■ WORK INSTRUCTIONS
Quote the whole listing word for word. Do not include the pictures.
--------------------------------
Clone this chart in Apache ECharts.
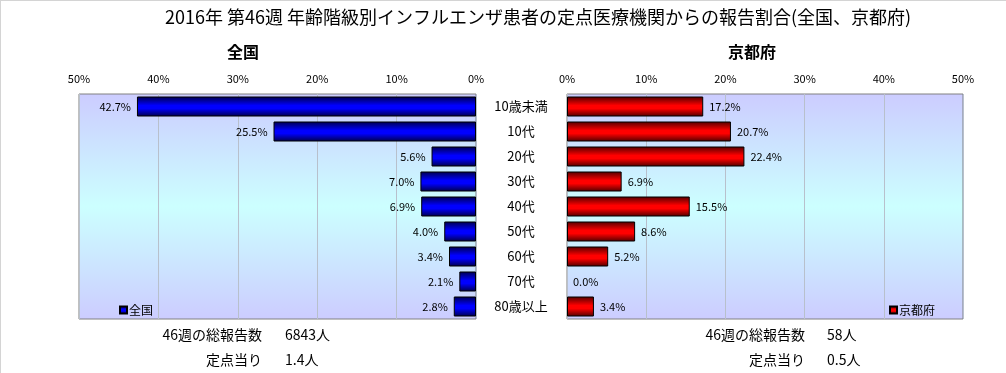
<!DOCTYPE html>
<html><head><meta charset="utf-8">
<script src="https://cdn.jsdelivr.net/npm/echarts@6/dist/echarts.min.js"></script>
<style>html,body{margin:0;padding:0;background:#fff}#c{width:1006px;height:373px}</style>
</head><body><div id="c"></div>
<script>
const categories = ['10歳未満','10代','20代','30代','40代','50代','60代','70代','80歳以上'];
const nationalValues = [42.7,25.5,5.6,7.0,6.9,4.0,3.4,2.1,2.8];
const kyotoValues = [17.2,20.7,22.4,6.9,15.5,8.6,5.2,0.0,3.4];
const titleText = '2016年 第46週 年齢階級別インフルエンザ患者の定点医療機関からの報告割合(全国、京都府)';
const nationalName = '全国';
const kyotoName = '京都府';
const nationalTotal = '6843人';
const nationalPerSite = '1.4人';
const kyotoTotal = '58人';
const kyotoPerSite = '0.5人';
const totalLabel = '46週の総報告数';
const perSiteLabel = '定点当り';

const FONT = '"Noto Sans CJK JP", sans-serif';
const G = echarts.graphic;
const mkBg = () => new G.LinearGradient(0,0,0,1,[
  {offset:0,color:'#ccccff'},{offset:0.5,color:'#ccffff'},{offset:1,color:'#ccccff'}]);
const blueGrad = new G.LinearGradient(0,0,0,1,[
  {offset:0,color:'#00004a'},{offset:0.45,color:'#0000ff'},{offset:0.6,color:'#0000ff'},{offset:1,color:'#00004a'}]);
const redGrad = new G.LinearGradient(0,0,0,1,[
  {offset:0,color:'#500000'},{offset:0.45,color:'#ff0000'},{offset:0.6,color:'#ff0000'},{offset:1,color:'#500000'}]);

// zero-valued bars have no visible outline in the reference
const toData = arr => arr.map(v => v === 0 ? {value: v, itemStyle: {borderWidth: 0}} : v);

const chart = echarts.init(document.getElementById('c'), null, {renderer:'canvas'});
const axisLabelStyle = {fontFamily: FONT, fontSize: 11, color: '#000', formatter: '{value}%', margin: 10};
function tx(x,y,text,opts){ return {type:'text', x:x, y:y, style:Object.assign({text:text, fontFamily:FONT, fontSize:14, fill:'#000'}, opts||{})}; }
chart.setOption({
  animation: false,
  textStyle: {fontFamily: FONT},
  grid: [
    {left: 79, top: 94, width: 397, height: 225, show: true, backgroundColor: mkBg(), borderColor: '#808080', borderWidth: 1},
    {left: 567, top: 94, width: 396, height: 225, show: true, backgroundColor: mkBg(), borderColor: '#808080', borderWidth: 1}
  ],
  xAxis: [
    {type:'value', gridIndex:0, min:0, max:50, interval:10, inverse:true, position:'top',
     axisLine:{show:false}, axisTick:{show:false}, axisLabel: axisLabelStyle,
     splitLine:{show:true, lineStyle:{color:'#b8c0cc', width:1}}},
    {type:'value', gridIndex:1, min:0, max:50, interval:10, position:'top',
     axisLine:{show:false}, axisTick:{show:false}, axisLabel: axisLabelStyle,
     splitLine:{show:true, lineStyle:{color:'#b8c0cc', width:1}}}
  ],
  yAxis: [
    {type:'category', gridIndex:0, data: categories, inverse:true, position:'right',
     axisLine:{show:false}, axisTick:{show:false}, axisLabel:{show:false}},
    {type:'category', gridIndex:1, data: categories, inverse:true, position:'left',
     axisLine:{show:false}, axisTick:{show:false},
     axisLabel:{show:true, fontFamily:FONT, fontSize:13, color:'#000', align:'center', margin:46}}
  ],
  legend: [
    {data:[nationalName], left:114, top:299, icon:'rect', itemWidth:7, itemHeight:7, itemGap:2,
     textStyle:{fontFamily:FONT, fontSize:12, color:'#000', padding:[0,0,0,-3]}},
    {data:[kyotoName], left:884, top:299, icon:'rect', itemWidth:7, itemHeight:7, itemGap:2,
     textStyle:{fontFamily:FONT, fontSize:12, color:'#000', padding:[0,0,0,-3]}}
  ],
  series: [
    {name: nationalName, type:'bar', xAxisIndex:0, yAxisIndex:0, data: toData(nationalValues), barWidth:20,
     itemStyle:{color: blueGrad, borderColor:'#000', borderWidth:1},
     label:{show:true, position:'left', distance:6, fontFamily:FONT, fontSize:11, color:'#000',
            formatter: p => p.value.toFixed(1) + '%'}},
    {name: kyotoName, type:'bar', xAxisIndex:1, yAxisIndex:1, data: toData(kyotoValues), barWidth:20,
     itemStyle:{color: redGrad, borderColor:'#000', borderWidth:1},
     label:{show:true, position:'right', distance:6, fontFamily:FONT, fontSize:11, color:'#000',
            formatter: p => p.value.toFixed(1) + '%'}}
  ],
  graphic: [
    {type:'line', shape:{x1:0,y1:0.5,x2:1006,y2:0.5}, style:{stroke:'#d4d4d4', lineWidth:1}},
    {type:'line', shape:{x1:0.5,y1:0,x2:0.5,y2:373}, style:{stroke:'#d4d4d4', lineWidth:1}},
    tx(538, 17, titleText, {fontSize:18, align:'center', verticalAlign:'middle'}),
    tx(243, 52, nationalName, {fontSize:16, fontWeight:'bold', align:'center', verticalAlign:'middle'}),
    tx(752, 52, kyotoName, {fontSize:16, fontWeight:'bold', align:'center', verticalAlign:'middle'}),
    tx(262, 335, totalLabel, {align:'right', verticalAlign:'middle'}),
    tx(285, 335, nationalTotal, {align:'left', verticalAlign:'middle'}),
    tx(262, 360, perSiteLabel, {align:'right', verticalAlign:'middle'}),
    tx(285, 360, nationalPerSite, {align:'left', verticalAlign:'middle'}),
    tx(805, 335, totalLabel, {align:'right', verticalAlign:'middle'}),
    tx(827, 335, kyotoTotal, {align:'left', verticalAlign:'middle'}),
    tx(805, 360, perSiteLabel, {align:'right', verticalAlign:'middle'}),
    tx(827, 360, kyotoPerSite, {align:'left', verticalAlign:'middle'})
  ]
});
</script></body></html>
--------------------------------
■ WRITTEN RESPONSE
Clone this chart in Apache ECharts.
<!DOCTYPE html>
<html><head><meta charset="utf-8">
<script src="https://cdn.jsdelivr.net/npm/echarts@6/dist/echarts.min.js"></script>
<style>html,body{margin:0;padding:0;background:#fff}#c{width:1006px;height:373px}</style>
</head><body><div id="c"></div>
<script>
const categories = ['10歳未満','10代','20代','30代','40代','50代','60代','70代','80歳以上'];
const nationalValues = [42.7,25.5,5.6,7.0,6.9,4.0,3.4,2.1,2.8];
const kyotoValues = [17.2,20.7,22.4,6.9,15.5,8.6,5.2,0.0,3.4];
const titleText = '2016年 第46週 年齢階級別インフルエンザ患者の定点医療機関からの報告割合(全国、京都府)';
const nationalName = '全国';
const kyotoName = '京都府';
const nationalTotal = '6843人';
const nationalPerSite = '1.4人';
const kyotoTotal = '58人';
const kyotoPerSite = '0.5人';
const totalLabel = '46週の総報告数';
const perSiteLabel = '定点当り';

const FONT = '"Noto Sans CJK JP", sans-serif';
const G = echarts.graphic;
const mkBg = () => new G.LinearGradient(0,0,0,1,[
  {offset:0,color:'#ccccff'},{offset:0.5,color:'#ccffff'},{offset:1,color:'#ccccff'}]);
const blueGrad = new G.LinearGradient(0,0,0,1,[
  {offset:0,color:'#00004a'},{offset:0.45,color:'#0000ff'},{offset:0.6,color:'#0000ff'},{offset:1,color:'#00004a'}]);
const redGrad = new G.LinearGradient(0,0,0,1,[
  {offset:0,color:'#500000'},{offset:0.45,color:'#ff0000'},{offset:0.6,color:'#ff0000'},{offset:1,color:'#500000'}]);

// zero-valued bars have no visible outline in the reference
const toData = arr => arr.map(v => v === 0 ? {value: v, itemStyle: {borderWidth: 0}} : v);

const chart = echarts.init(document.getElementById('c'), null, {renderer:'canvas'});
const axisLabelStyle = {fontFamily: FONT, fontSize: 11, color: '#000', formatter: '{value}%', margin: 10};
function tx(x,y,text,opts){ return {type:'text', x:x, y:y, style:Object.assign({text:text, fontFamily:FONT, fontSize:14, fill:'#000'}, opts||{})}; }
chart.setOption({
  animation: false,
  textStyle: {fontFamily: FONT},
  grid: [
    {left: 79, top: 94, width: 397, height: 225, show: true, backgroundColor: mkBg(), borderColor: '#808080', borderWidth: 1},
    {left: 567, top: 94, width: 396, height: 225, show: true, backgroundColor: mkBg(), borderColor: '#808080', borderWidth: 1}
  ],
  xAxis: [
    {type:'value', gridIndex:0, min:0, max:50, interval:10, inverse:true, position:'top',
     axisLine:{show:false}, axisTick:{show:false}, axisLabel: axisLabelStyle,
     splitLine:{show:true, lineStyle:{color:'#b8c0cc', width:1}}},
    {type:'value', gridIndex:1, min:0, max:50, interval:10, position:'top',
     axisLine:{show:false}, axisTick:{show:false}, axisLabel: axisLabelStyle,
     splitLine:{show:true, lineStyle:{color:'#b8c0cc', width:1}}}
  ],
  yAxis: [
    {type:'category', gridIndex:0, data: categories, inverse:true, position:'right',
     axisLine:{show:false}, axisTick:{show:false}, axisLabel:{show:false}},
    {type:'category', gridIndex:1, data: categories, inverse:true, position:'left',
     axisLine:{show:false}, axisTick:{show:false},
     axisLabel:{show:true, fontFamily:FONT, fontSize:13, color:'#000', align:'center', margin:46}}
  ],
  legend: [
    {data:[nationalName], left:114, top:299, icon:'rect', itemWidth:7, itemHeight:7, itemGap:2,
     textStyle:{fontFamily:FONT, fontSize:12, color:'#000', padding:[0,0,0,-3]}},
    {data:[kyotoName], left:884, top:299, icon:'rect', itemWidth:7, itemHeight:7, itemGap:2,
     textStyle:{fontFamily:FONT, fontSize:12, color:'#000', padding:[0,0,0,-3]}}
  ],
  series: [
    {name: nationalName, type:'bar', xAxisIndex:0, yAxisIndex:0, data: toData(nationalValues), barWidth:20,
     itemStyle:{color: blueGrad, borderColor:'#000', borderWidth:1},
     label:{show:true, position:'left', distance:6, fontFamily:FONT, fontSize:11, color:'#000',
            formatter: p => p.value.toFixed(1) + '%'}},
    {name: kyotoName, type:'bar', xAxisIndex:1, yAxisIndex:1, data: toData(kyotoValues), barWidth:20,
     itemStyle:{color: redGrad, borderColor:'#000', borderWidth:1},
     label:{show:true, position:'right', distance:6, fontFamily:FONT, fontSize:11, color:'#000',
            formatter: p => p.value.toFixed(1) + '%'}}
  ],
  graphic: [
    {type:'line', shape:{x1:0,y1:0.5,x2:1006,y2:0.5}, style:{stroke:'#d4d4d4', lineWidth:1}},
    {type:'line', shape:{x1:0.5,y1:0,x2:0.5,y2:373}, style:{stroke:'#d4d4d4', lineWidth:1}},
    tx(538, 17, titleText, {fontSize:18, align:'center', verticalAlign:'middle'}),
    tx(243, 52, nationalName, {fontSize:16, fontWeight:'bold', align:'center', verticalAlign:'middle'}),
    tx(752, 52, kyotoName, {fontSize:16, fontWeight:'bold', align:'center', verticalAlign:'middle'}),
    tx(262, 335, totalLabel, {align:'right', verticalAlign:'middle'}),
    tx(285, 335, nationalTotal, {align:'left', verticalAlign:'middle'}),
    tx(262, 360, perSiteLabel, {align:'right', verticalAlign:'middle'}),
    tx(285, 360, nationalPerSite, {align:'left', verticalAlign:'middle'}),
    tx(805, 335, totalLabel, {align:'right', verticalAlign:'middle'}),
    tx(827, 335, kyotoTotal, {align:'left', verticalAlign:'middle'}),
    tx(805, 360, perSiteLabel, {align:'right', verticalAlign:'middle'}),
    tx(827, 360, kyotoPerSite, {align:'left', verticalAlign:'middle'})
  ]
});
</script></body></html>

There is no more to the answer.